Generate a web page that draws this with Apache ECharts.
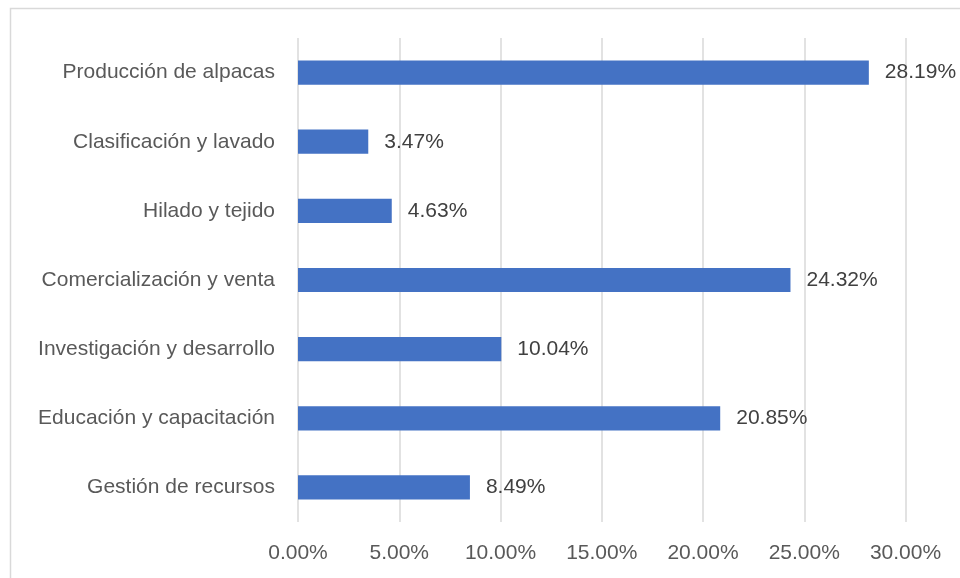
<!DOCTYPE html>
<html>
<head>
<meta charset="utf-8">
<style>
  html, body { margin: 0; padding: 0; background: #fff; }
  #chart { width: 960px; height: 578px; }
</style>
<script src="https://cdn.jsdelivr.net/npm/echarts@6/dist/echarts.min.js"></script>
</head>
<body>
<div id="chart"></div>
<script>
// Categories listed bottom-to-top (category axis on y starts at the bottom)
const categories = [
  'Gestión de recursos',
  'Educación y capacitación',
  'Investigación y desarrollo',
  'Comercialización y venta',
  'Hilado y tejido',
  'Clasificación y lavado',
  'Producción de alpacas'
];
const shares = [8.49, 20.85, 10.04, 24.32, 4.63, 3.47, 28.19];
const axisTicks = [0, 5, 10, 15, 20, 25, 30];

const fontFamily = 'Liberation Sans, Noto Sans, sans-serif';
const fontSize = 21;

const chart = echarts.init(document.getElementById('chart'));
chart.setOption({
  animation: false,
  backgroundColor: '#ffffff',
  graphic: [{
    type: 'rect',
    shape: { x: 10.5, y: 8.5, width: 1000, height: 1000 },
    style: { fill: 'none', stroke: '#d9d9d9', lineWidth: 1.5 },
    silent: true
  }],
  grid: { left: 298, right: 54.5, top: 38, bottom: 56, containLabel: false },
  xAxis: {
    type: 'value',
    min: axisTicks[0],
    max: axisTicks[axisTicks.length - 1],
    interval: axisTicks[1] - axisTicks[0],
    axisLine: { show: false },
    axisTick: { show: false },
    splitLine: { show: true, lineStyle: { color: '#d9d9d9', width: 1.5 } },
    axisLabel: {
      margin: 21,
      color: '#595959',
      fontSize: fontSize,
      fontFamily: fontFamily,
      formatter: v => v.toFixed(2) + '%'
    }
  },
  yAxis: {
    type: 'category',
    data: categories,
    axisLine: { show: false },
    axisTick: { show: false },
    splitLine: { show: false },
    axisLabel: {
      margin: 23,
      color: '#595959',
      fontSize: fontSize,
      fontFamily: fontFamily
    }
  },
  series: [{
    type: 'bar',
    data: shares,
    barWidth: '35%',
    itemStyle: { color: '#4472c4' },
    label: {
      show: true,
      position: 'right',
      distance: 16,
      color: '#404040',
      fontSize: fontSize,
      fontFamily: fontFamily,
      formatter: p => p.value.toFixed(2) + '%'
    }
  }]
});
</script>
</body>
</html>
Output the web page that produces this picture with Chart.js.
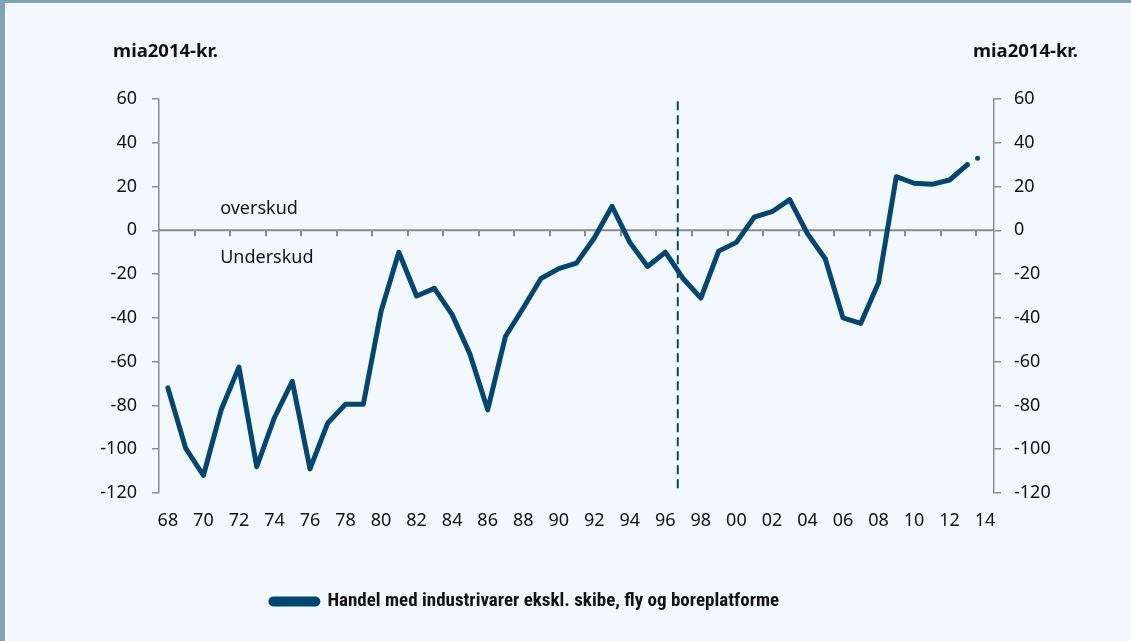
<!DOCTYPE html>
<html>
<head>
<meta charset="utf-8">
<script src="https://cdn.jsdelivr.net/npm/chart.js@4.4.1/dist/chart.umd.min.js"></script>
<style>
  html, body { margin: 0; padding: 0; background: #f3f8fc; }
  #frame {
    position: absolute; left: 0; top: 0; width: 1131px; height: 641px;
    box-sizing: border-box;
    border-top: 3px solid #7fa3bb;
    border-left: 5px solid #7fa3bb;
  }
  #frame::after {
    content: ''; position: absolute; left: 0; top: 7px; bottom: 0; width: 2px; background: #ffffff;
  }
  #wrap { position: absolute; left: 0; top: 0; width: 1131px; height: 641px; }
</style>
</head>
<body>
<div id="frame"></div>
<div id="wrap"><canvas id="chart" width="1131" height="641"></canvas></div>
<script>
// categories: 1968 .. 2014
const years = ['68','69','70','71','72','73','74','75','76','77','78','79',
  '80','81','82','83','84','85','86','87','88','89',
  '90','91','92','93','94','95','96','97','98','99',
  '00','01','02','03','04','05','06','07','08','09',
  '10','11','12','13','14'];

// mia. 2014-kr., last value (2014) is a forecast shown dotted
const tradeBalance = [-72, -99.5, -112, -82, -62.5, -108, -85.5, -69, -109, -88,
  -79.5, -79.5, -37, -10, -30, -26.5, -38.5, -56.5, -82, -48.5,
  -35.5, -22, -17.5, -15, -3.5, 11, -5.5, -16.5, -10, -22,
  -31, -9.5, -5.5, 6, 8.5, 14, -1.5, -13, -40, -42.5,
  -24, 24.5, 21.5, 21, 23, 30, 35];

const yTicks = [-120, -100, -80, -60, -40, -20, 0, 20, 40, 60];
const seriesName = 'Handel med industrivarer ekskl. skibe, fly og boreplatforme';
const unitLabel = 'mia2014-kr.';
const dividerAt = 28.7;   // between 96 and 97
const overText = 'overskud';
const underText = 'Underskud';

const navy = '#03466f';
const axisGrey = '#8c8c8c';
const tickFont = { family: '"Noto Sans", "Open Sans", sans-serif', size: 18 };

const lastIdx = tradeBalance.length - 1;

// zero line with tick marks, divider, axis units and text labels
const extras = {
  id: 'extras',
  beforeDatasetsDraw(chart) {
    const { ctx, chartArea, scales } = chart;
    const x = scales.x, y = scales.y;
    const y0 = y.getPixelForValue(0);
    const step = x.getPixelForValue(1) - x.getPixelForValue(0);
    ctx.save();
    ctx.strokeStyle = axisGrey;
    ctx.lineWidth = 2;
    ctx.beginPath();
    ctx.moveTo(chartArea.left, y0);
    ctx.lineTo(chartArea.right, y0);
    for (let i = 2; i < years.length; i += 2) {
      const px = Math.round(x.getPixelForValue(i) - step / 2);
      ctx.moveTo(px, y0);
      ctx.lineTo(px, y0 + 6);
    }
    ctx.stroke();

    // dashed divider
    const dx = x.getPixelForValue(Math.floor(dividerAt)) + (dividerAt % 1) * step;
    ctx.strokeStyle = navy;
    ctx.lineWidth = 2;
    ctx.setLineDash([9, 5]);
    ctx.beginPath();
    ctx.moveTo(dx, y.getPixelForValue(59));
    ctx.lineTo(dx, chartArea.bottom);
    ctx.stroke();
    ctx.setLineDash([]);

    // text
    ctx.fillStyle = '#111';
    ctx.font = '18px "Noto Sans", "Open Sans", sans-serif';
    ctx.textBaseline = 'middle';
    ctx.textAlign = 'left';
    ctx.fillText(overText, x.getPixelForValue(3) - 1, y.getPixelForValue(10));
    ctx.fillText(underText, x.getPixelForValue(3) - 1, y.getPixelForValue(-12.5));

    ctx.font = 'bold 18.5px "Noto Sans", "Open Sans", sans-serif';
    ctx.textAlign = 'right';
    ctx.fillText(unitLabel, chartArea.left + 59, 52);
    ctx.textAlign = 'left';
    ctx.fillText(unitLabel, chartArea.right - 21, 52);
    ctx.restore();
  }
};

new Chart(document.getElementById('chart'), {
  type: 'line',
  data: {
    labels: years,
    datasets: [{
      label: seriesName,
      data: tradeBalance,
      borderColor: navy,
      backgroundColor: navy,
      borderWidth: 5,
      borderCapStyle: 'round',
      borderJoinStyle: 'round',
      pointRadius: 0,
      tension: 0,
      segment: {
        borderDash: ctx => ctx.p1DataIndex === lastIdx ? [0, 12] : undefined
      }
    }]
  },
  options: {
    responsive: false,
    animation: false,
    layout: { padding: { left: 0, right: 81, top: 99, bottom: 20 } },
    plugins: {
      tooltip: { enabled: false },
      legend: {
        position: 'bottom',
        labels: {
          boxWidth: 47,
          boxHeight: 5,
          useBorderRadius: true,
          borderRadius: 2.5,
          padding: 10,
          color: '#111',
          font: { family: '"Roboto Condensed", Lato, sans-serif', size: 19, weight: 'bold' }
        }
      }
    },
    scales: {
      x: {
        offset: true,
        grid: { display: false, drawTicks: false },
        border: { display: false },
        ticks: {
          autoSkip: false,
          maxRotation: 0,
          padding: 17,
          color: '#111',
          font: tickFont,
          callback: function (val, i) { return i % 2 === 0 ? years[i] : ''; }
        },
        afterFit: s => { s.height = 89; }
      },
      y: {
        position: 'left',
        min: -120, max: 60,
        afterBuildTicks: s => { s.ticks = yTicks.map(v => ({ value: v })); },
        grid: { drawOnChartArea: false, color: axisGrey, tickLength: 7, lineWidth: 1.5 },
        border: { color: axisGrey, width: 1.5 },
        ticks: { padding: 15, color: '#111', font: tickFont },
        afterFit: s => { s.width = 159; }
      },
      y2: {
        position: 'right',
        min: -120, max: 60,
        afterBuildTicks: s => { s.ticks = yTicks.map(v => ({ value: v })); },
        grid: { drawOnChartArea: false, color: axisGrey, tickLength: 7, lineWidth: 1.5 },
        border: { color: axisGrey, width: 1.5 },
        ticks: { padding: 13, color: '#111', font: tickFont },
        afterFit: s => { s.width = 56; }
      }
    }
  },
  plugins: [extras]
});
</script>
</body>
</html>
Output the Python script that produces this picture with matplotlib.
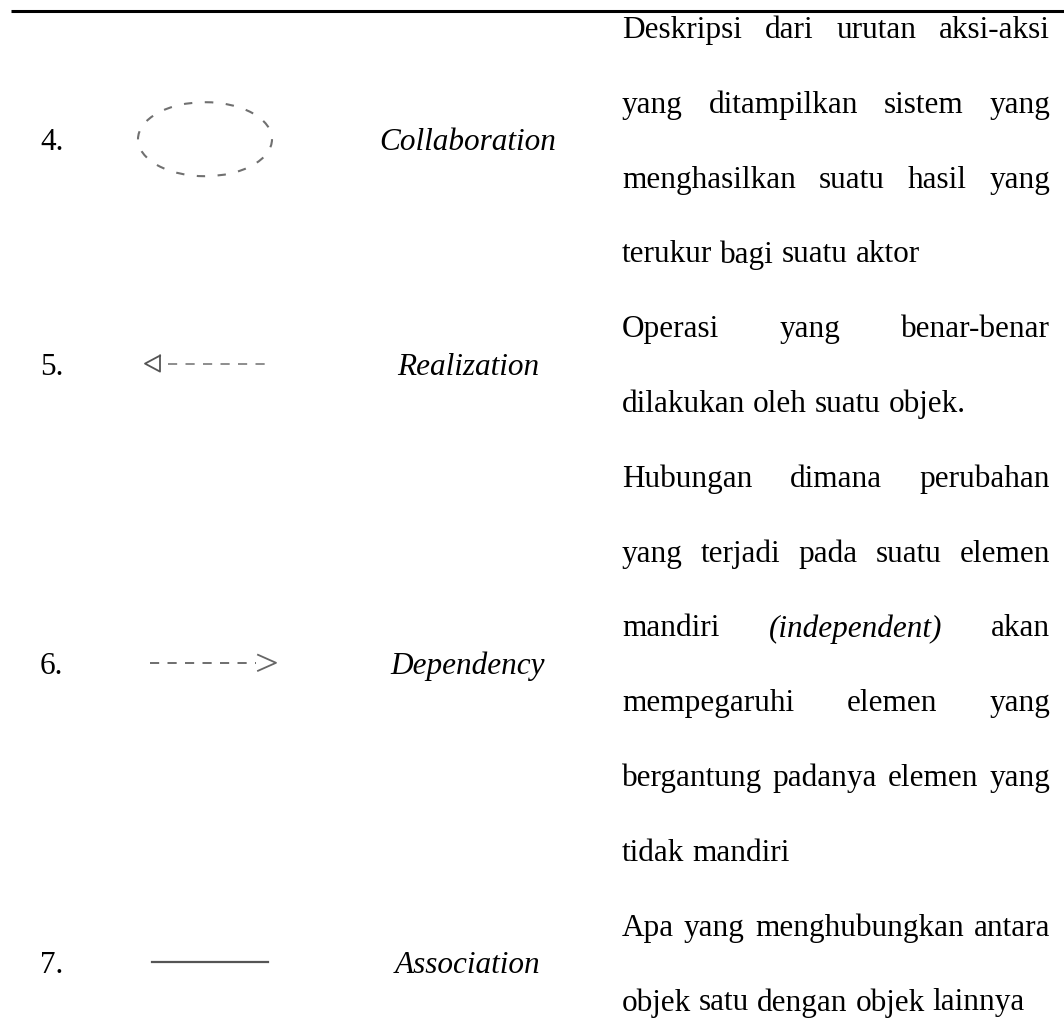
import matplotlib.pyplot as plt
from matplotlib.patches import Ellipse

plt.rcParams['font.family'] = ['Liberation Serif', 'DejaVu Serif']

# -------------------------
# Isi tabel
# -------------------------
numbers = ['4.', '5.', '6.', '7.']
names = ['Collaboration', 'Realization', 'Dependency', 'Association']
symbols = ['ellipse', 'realization', 'dependency', 'association']

# tiap baris deskripsi: (potongan teks, miring?), rata kanan-kiri?
descriptions = [
    [[('Deskripsi dari urutan aksi-aksi', False)], True],
    [[('yang ditampilkan sistem yang', False)], True],
    [[('menghasilkan suatu hasil yang', False)], True],
    [[('terukur bagi suatu aktor', False)], False],
    [[('Operasi yang benar-benar', False)], True],
    [[('dilakukan oleh suatu objek.', False)], False],
    [[('Hubungan dimana perubahan', False)], True],
    [[('yang terjadi pada suatu elemen', False)], True],
    [[('mandiri', False), ('(independent)', True), ('akan', False)], True],
    [[('mempegaruhi elemen yang', False)], True],
    [[('bergantung padanya elemen yang', False)], True],
    [[('tidak mandiri', False)], False],
    [[('Apa yang menghubungkan antara', False)], True],
    [[('objek satu dengan objek lainnya', False)], False],
]
row_lines = [4, 2, 6, 2]

W, H = 1064, 1036
fig = plt.figure(figsize=(W / 100, H / 100), dpi=100)
ax = fig.add_axes([0, 0, 1, 1])
ax.set_xlim(0, W)
ax.set_ylim(H, 0)
ax.axis('off')

fs = 22.5
line_y0 = 27
line_dy = 74.8
x_num = 40
x_sym = 208
x_name = 468
x_desc0, x_desc1 = 622, 1050

# garis atas tabel
ax.plot([11, W], [11, 11], color='black', lw=2.2, solid_capstyle='butt')

renderer = fig.canvas.get_renderer()


def word_width(word, italic):
    t = ax.text(0, 0, word, fontsize=fs, style='italic' if italic else 'normal')
    bb = t.get_window_extent(renderer=renderer)
    t.remove()
    return bb.width


space = word_width('a a', False) - 2 * word_width('a', False)

# deskripsi (rata kanan-kiri seperti di Word)
for i, (parts, justify) in enumerate(descriptions):
    y = line_y0 + line_dy * i
    words = []
    for text, italic in parts:
        for w in text.split(' '):
            words.append((w, italic))
    widths = [word_width(w, it) for w, it in words]
    if justify and len(words) > 1:
        gap = (x_desc1 - x_desc0 - sum(widths)) / (len(words) - 1)
    else:
        gap = space
    x = x_desc0
    for (w, it), wd in zip(words, widths):
        ax.text(x, y, w, fontsize=fs, style='italic' if it else 'normal',
                ha='left', va='center_baseline')
        x += wd + gap

# nomor, simbol, nama
start = 0
for num, name, sym, n in zip(numbers, names, symbols, row_lines):
    yc = line_y0 + line_dy * (start + (n - 1) / 2)
    start += n
    ax.text(x_num, yc, num, fontsize=fs, ha='left', va='center_baseline')
    ax.text(x_name, yc, name, fontsize=fs, style='italic',
            ha='center', va='center_baseline')
    if sym == 'ellipse':
        ax.add_patch(Ellipse((x_sym - 3, yc), 134, 74, fill=False,
                             edgecolor='#707070', lw=1.5, ls=(0, (4, 6))))
    elif sym == 'realization':
        ax.plot([x_sym - 40, x_sym + 60], [yc, yc], color='#7a7a7a',
                lw=1.2, ls=(0, (5.5, 5)))
        ax.plot([x_sym - 48, x_sym - 63, x_sym - 48, x_sym - 48],
                [yc - 8, yc, yc + 8, yc - 8], color='#555555', lw=1.3)
    elif sym == 'dependency':
        ax.plot([x_sym - 58, x_sym + 48], [yc, yc], color='#555555',
                lw=1.2, ls=(0, (5.5, 5)))
        ax.plot([x_sym + 50, x_sym + 68, x_sym + 50],
                [yc - 8, yc, yc + 8], color='#666666', lw=1.3)
    else:
        ax.plot([x_sym - 56, x_sym + 60], [yc, yc], color='#555555', lw=1.6)

fig.savefig('out.png', dpi=100)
——————
*What you have to do*
Take the lines above from the top of the records through the one with "const fontSize = 21;" and repeat them exactly, without any pictures.

*Task solution*
Generate a web page that draws this with Apache ECharts.
<!DOCTYPE html>
<html>
<head>
<meta charset="utf-8">
<style>
  html, body { margin: 0; padding: 0; background: #fff; }
  #chart { width: 960px; height: 578px; }
</style>
<script src="https://cdn.jsdelivr.net/npm/echarts@6/dist/echarts.min.js"></script>
</head>
<body>
<div id="chart"></div>
<script>
// Categories listed bottom-to-top (category axis on y starts at the bottom)
const categories = [
  'Gestión de recursos',
  'Educación y capacitación',
  'Investigación y desarrollo',
  'Comercialización y venta',
  'Hilado y tejido',
  'Clasificación y lavado',
  'Producción de alpacas'
];
const shares = [8.49, 20.85, 10.04, 24.32, 4.63, 3.47, 28.19];
const axisTicks = [0, 5, 10, 15, 20, 25, 30];

const fontFamily = 'Liberation Sans, Noto Sans, sans-serif';
const fontSize = 21;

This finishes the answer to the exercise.